A new year invites us to look forward—but here, it also asks us to notice what has endured.

Ethical ELA enters this year shaped by teachers and teacher educators who continue to show up, quietly and faithfully, to read, write, and respond. Over time, participation has shifted and rhythms have changed. The pace has softened. And still, the work continues—not because of momentum or scale, but because people return to one another through words.

That spring stillness years ago taught many of us something essential. Writing—especially poetry—became a way to pay attention and stay human. Craft was not a luxury. Reading and responding felt careful and agentive. For many of us, including me, this practice carried us. What grew during that time was not just a body of writing, but trust—and with it, friendships formed through poems shared and held.

Those relationships continue to shape Ethical ELA. Some writers are here every month. Others return seasonally. Some have stepped away entirely—finding different ways to heal, creating in different spaces and places, leaving teaching, or setting poetry aside for now. Friendships have taken shape well beyond Ethical ELA. All of that belongs.
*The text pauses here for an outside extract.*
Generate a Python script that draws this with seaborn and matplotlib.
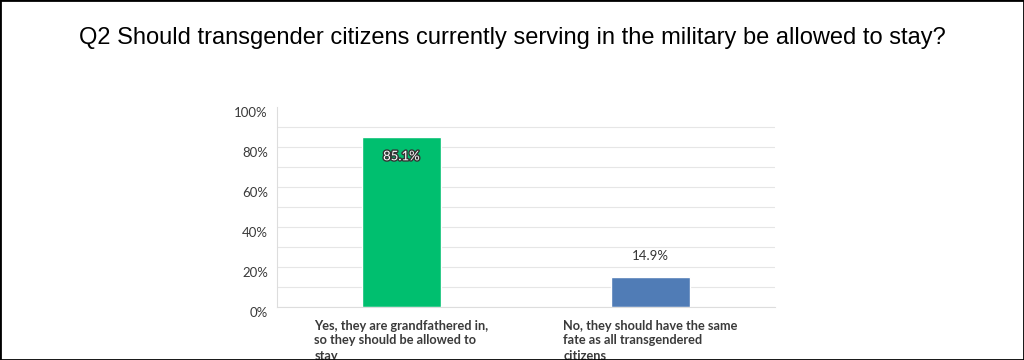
import matplotlib
matplotlib.use("Agg")
import matplotlib.pyplot as plt
import matplotlib.patheffects as pe
import matplotlib.transforms as mtransforms
import seaborn as sns
import pandas as pd
from matplotlib.ticker import MultipleLocator, FixedLocator

title = "Q2 Should transgender citizens currently serving in the military be allowed to stay?"
categories = [
    "Yes, they are grandfathered in,\nso they should be allowed to\nstay",
    "No, they should have the same\nfate as all transgendered\ncitizens",
]
values = [85.1, 14.9]
value_labels = ["85.1%", "14.9%"]
colors = ["#00BF6F", "#507CB6"]
yticks = [0, 20, 40, 60, 80, 100]
ytick_labels = ["0%", "20%", "40%", "60%", "80%", "100%"]

sns.set_theme(style="white")
plt.rcParams["font.family"] = ["Lato", "DejaVu Sans"]

df = pd.DataFrame({"category": categories, "value": values})

fig = plt.figure(figsize=(10.24, 3.6), dpi=100)
ax = fig.add_axes([277 / 1024, 1 - 307 / 360, (775 - 277) / 1024, 200 / 360])

sns.barplot(data=df, x="category", y="value", hue="category",
            palette=colors, width=0.32, ax=ax, legend=False, saturation=1)

ax.set_xlim(-0.5, 1.5)
ax.set_ylim(0, 100)
ax.yaxis.set_major_locator(FixedLocator(yticks))
ax.set_yticklabels(ytick_labels, fontsize=9.5, color="#3a3a3a")
ax.yaxis.set_minor_locator(MultipleLocator(10))
ax.grid(axis="y", which="both", color="#e6e6e6", linewidth=0.8)
ax.set_axisbelow(True)
ax.tick_params(axis="y", length=0, pad=6.5)
ax.tick_params(axis="x", length=0, pad=9)
ax.yaxis.get_major_ticks()[-1].gridline.set_visible(False)
shift = mtransforms.ScaledTranslation(0, -5 / 100, fig.dpi_scale_trans)
for lbl in ax.get_yticklabels():
    lbl.set_transform(lbl.get_transform() + shift)
for lbl in ax.get_xticklabels():
    lbl.set_fontsize(9.2)
    lbl.set_color("#3a3a3a")
    lbl.set_fontweight("bold")
    lbl.set_multialignment("left")
    lbl.set_linespacing(1.3)
    lbl.set_va("top")
ax.set_xlabel("")
ax.set_ylabel("")
for s in ["top", "right"]:
    ax.spines[s].set_visible(False)
ax.spines["left"].set_color("#dddddd")
ax.spines["bottom"].set_color("#dddddd")
ax.spines["left"].set_linewidth(0.8)
ax.spines["bottom"].set_linewidth(0.8)

# value labels
ax.annotate(value_labels[0], (0, values[0]), xytext=(0, -14), textcoords="offset points",
            ha="center", va="center", fontsize=9.5, color="white",
            path_effects=[pe.withStroke(linewidth=2, foreground="#333333")])
ax.annotate(value_labels[1], (1, values[1]), xytext=(0, 15), textcoords="offset points",
            ha="center", va="center", fontsize=9.5, color="#333333")

fig.text(0.5, 1 - 38 / 360, title, ha="center", va="center", fontsize=17,
         family=["Liberation Sans", "DejaVu Sans"], color="black")

# outer border
fig.patches.append(plt.Rectangle((0, 0), 1, 1, transform=fig.transFigure,
                                 fill=False, edgecolor="black", linewidth=2))

fig.savefig("out.png", dpi=100)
Communities change because people do.

From 2020 through 2025, the work here has remained steady. Following the pandemic spike, activity stabilized at sustainable levels (approximately 85–110 posts, 54K–73K words, and 15K–18.7K comments annually from 2021–2025), indicating endurance rather than decline. Numbers have never been the goal. What matters is the care people bring when they show up—and the willingness to make space for one another’s words.
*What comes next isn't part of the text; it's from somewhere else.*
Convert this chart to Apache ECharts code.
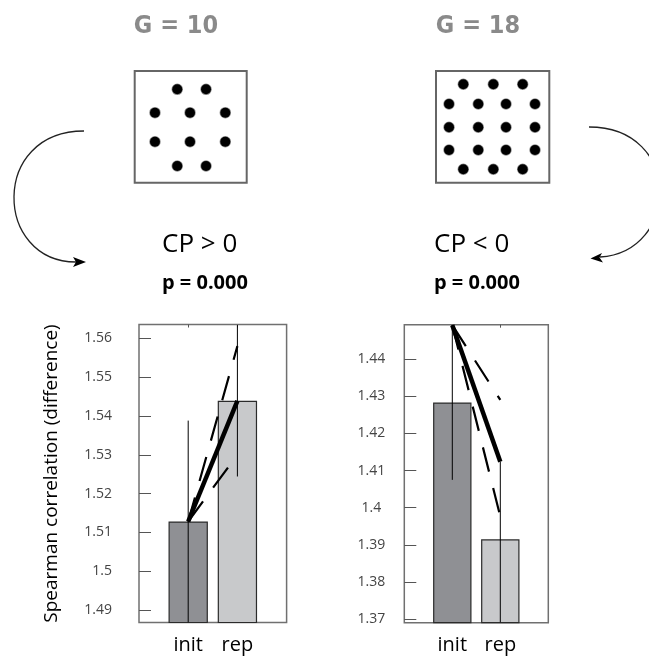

This year’s Open Writes reflect that understanding. To support sustainability and shared responsibility, we now gather for three days each month, hosted by members of the community who offer thoughtful invitations into writing. These weekends are not performances or commitments; they are openings. You are welcome to write, to read, to respond—or simply to witness.

Upcoming Open Writes:

  • January 17–19, 2026
    Hosts:
    Tammi Belko — Last Lines
    Angie Braaten — Academic Anagrams
    Denise Krebs — A Pleasure of Poems
  • February 21–23, 2026
    Hosts:
    Seana Wright — Ode to a Place
    Stacey Joy — Honoring Human Emotions; I Believe In…
  • March 21–23, 2026
    Host: Anna Roseboro
    Theme: Women’s History—acknowledging personal and professional influences through poetry

April VerseLove will return—an annual invitation sustained by collective care and participation.

Your Turn

  • Revisit a poem you wrote or read on Ethical ELA that once mattered to you; write a note about it or paste it below.
  • Share a link to a post—yours or someone else’s—that you still carry.
  • Name what you hope to hold onto in your writing life.
  • Or simply read, and let that be enough.

This year doesn’t ask for more. It asks for presence. We hope Ethical ELA continues to be shaped by trust, generosity, and friendship. We strive, together, to make space for writing that sustains us—and for one another—through whatever this year brings.